**Instructions to follow**: Give back exactly the lines from the start of the listing to the line containing "ax = fig.add_axes([0.0887, 0.0986, 0.9013, 0.851])", inclusive, and nothing beyond them.

------

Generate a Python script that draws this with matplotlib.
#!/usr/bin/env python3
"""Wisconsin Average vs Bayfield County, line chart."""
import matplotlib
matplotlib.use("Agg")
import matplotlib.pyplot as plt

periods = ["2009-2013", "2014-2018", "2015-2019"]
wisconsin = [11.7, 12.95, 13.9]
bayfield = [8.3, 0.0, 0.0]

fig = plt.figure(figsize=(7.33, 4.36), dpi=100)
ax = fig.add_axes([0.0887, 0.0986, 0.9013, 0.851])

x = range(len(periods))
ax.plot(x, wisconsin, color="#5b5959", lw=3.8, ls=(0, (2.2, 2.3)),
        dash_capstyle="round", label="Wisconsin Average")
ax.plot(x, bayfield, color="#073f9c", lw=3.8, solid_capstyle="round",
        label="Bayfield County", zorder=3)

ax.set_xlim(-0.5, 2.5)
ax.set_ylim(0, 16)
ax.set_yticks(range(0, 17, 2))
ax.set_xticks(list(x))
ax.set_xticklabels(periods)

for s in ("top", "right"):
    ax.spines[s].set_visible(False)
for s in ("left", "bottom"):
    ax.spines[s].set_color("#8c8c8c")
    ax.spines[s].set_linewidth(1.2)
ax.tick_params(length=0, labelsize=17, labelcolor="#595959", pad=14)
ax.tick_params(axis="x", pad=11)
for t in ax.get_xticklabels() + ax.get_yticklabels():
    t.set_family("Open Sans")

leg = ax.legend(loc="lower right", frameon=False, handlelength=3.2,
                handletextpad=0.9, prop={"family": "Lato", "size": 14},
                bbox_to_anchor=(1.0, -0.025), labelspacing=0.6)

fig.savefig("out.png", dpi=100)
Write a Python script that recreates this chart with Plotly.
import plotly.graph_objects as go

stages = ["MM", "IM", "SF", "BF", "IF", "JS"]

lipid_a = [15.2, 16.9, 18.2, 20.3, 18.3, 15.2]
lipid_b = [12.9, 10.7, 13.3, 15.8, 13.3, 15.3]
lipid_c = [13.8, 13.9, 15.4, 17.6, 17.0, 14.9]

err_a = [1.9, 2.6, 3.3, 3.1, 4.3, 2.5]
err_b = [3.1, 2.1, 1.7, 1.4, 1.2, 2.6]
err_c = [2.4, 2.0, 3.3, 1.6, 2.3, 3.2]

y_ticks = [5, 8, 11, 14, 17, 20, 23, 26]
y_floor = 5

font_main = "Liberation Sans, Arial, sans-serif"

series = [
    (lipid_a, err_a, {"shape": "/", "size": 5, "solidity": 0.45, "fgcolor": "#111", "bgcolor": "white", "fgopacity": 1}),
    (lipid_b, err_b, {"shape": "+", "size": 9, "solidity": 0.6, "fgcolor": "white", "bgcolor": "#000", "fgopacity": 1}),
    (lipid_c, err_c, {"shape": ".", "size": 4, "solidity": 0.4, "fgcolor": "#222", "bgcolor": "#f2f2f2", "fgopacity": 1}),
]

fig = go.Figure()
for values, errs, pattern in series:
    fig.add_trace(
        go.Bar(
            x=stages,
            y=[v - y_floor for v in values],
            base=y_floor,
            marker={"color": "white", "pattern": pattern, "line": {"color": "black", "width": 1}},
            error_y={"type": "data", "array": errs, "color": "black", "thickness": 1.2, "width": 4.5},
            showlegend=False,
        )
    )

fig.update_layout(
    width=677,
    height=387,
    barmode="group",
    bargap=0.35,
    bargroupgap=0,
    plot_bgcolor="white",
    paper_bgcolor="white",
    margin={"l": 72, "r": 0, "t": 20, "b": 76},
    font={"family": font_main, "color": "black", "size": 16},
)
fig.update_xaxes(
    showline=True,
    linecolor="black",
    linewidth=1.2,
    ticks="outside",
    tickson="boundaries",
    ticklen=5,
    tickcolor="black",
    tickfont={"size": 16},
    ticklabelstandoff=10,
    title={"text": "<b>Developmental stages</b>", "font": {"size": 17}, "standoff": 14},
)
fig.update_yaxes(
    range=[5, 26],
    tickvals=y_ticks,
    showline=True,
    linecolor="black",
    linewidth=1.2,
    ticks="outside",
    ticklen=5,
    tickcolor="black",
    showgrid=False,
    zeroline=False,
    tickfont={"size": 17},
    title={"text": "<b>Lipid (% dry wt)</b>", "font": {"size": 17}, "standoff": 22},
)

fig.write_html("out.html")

------

**Output for this exercise**:
Generate a Python script that draws this with matplotlib.
#!/usr/bin/env python3
"""Wisconsin Average vs Bayfield County, line chart."""
import matplotlib
matplotlib.use("Agg")
import matplotlib.pyplot as plt

periods = ["2009-2013", "2014-2018", "2015-2019"]
wisconsin = [11.7, 12.95, 13.9]
bayfield = [8.3, 0.0, 0.0]

fig = plt.figure(figsize=(7.33, 4.36), dpi=100)
ax = fig.add_axes([0.0887, 0.0986, 0.9013, 0.851])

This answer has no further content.